The opening images of pastoral horror, As In Heaven, sees the almost stock imagery of a young beautiful thing, dressed in white, caressing the golden wheat with her fingertips, as she walks through a field of golden harvest. You know this shot - tracking at hip level, camera titled slightly upward to gather the sun - because it has been used in films as far ranging as Terrence Malick's Days of Heaven to Ridley Scott's Gladiator. Director Tea Lindeburg offers a sense of comfort and familiarity right before changing tone into a wholly original image, one that is arrestingly horrific: A thunderstorm of blood, off in the distance, and bearing down on innocence.
It is in the mid-1800s in Denmark, and God has great plans for Lise. She is bright and young, and on the cusp of womanhood, the oldest of many children that are destined to toil on the family farm. If not God, then at least her mother, Anne, desires her eldest, the smartest of her children, a different path that was the norm at the time, to attend school in the city.
Her husband is not happy about this, but is occupied with both the business side of managing the farm, as well as avoiding being around. Anne is pregnant with yet another child, which is overdue, giving rise to fear, or at least vivid dreams, that this labour will be a difficult one. The steely glances of the grandmothers in the house confirms this will be true. Weaker men flee.
The household juggles the affairs of the harvest, while making room for looming childbirth. The children, including Lise are left to play, and given the direction of moving into their cousins' adjacent property to be out of the way, under the care of Lise and her cousin Elsbet. Marcel Zyskind, a regular cinematographer for Michael Winterbottom (Code 46, A Mighty Heart), captures the unawareness, but not total ignorance as everyone is on top of each other in the farmhouse, of the younger children in soft 16mm (it dances!) with brownish earth tones and ivory fabrics.
There is a tactile attention to youth: bare feet on rocks, moths crawling along embroidered curtains in the sunlight, the fit of a blindfold in a game of tag. Lise fancies a blonde stable-boy, and their brushing down of one of the horses, hand in hand, is followed by a bit of horseplay. A visual shorthand that she is not a child any more, but also that adulthood remains a foreign country, below the horizon.
Things get figuratively, and literally, darker in rapid, unpredictable stretches, but never strays from Lise’s point of view, as the tasks at hand of the adult midwifes intensify. Night falls, and the wind picks up in the courtyard. A creeping sense of unknown leaves Lise stuck between the keeping the children calm, and confronting the fluid horrors of childbirth, of which she get glimpses of through a crack in the door or peering through a window.
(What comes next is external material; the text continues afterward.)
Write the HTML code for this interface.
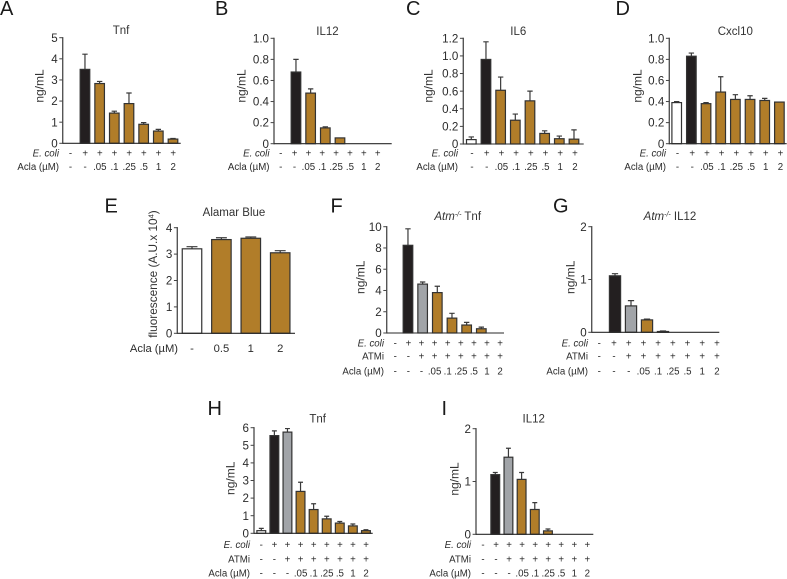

The cinematic potency of As in Heaven is often discharged in t triple-distilled birth control to an audience that bears witness with Lise. To be clear, this is not the wisest choice for a 'first-date' movie, but it is a helluva debut feature from writer/director Tea Lindeburg.
The vibe of As In Heaven strikes a similarity to Michael Haneke's post-apocalyptic Time of The Wolf. Fears of both the future, and the immediate horrific unknown, bring out savage impulses, as well as a tendency to lean on the worst parts of religion, as a crutch against pragmatic action.
The Lord's Prayer factors heavily in the dialogue here, as the film asks many questions of how and why we pray. It brings us back to that opening image, of visions, of nightmares, and how they might guide us, but we must be wary about letting them rule us. Life often has other plans, regardless.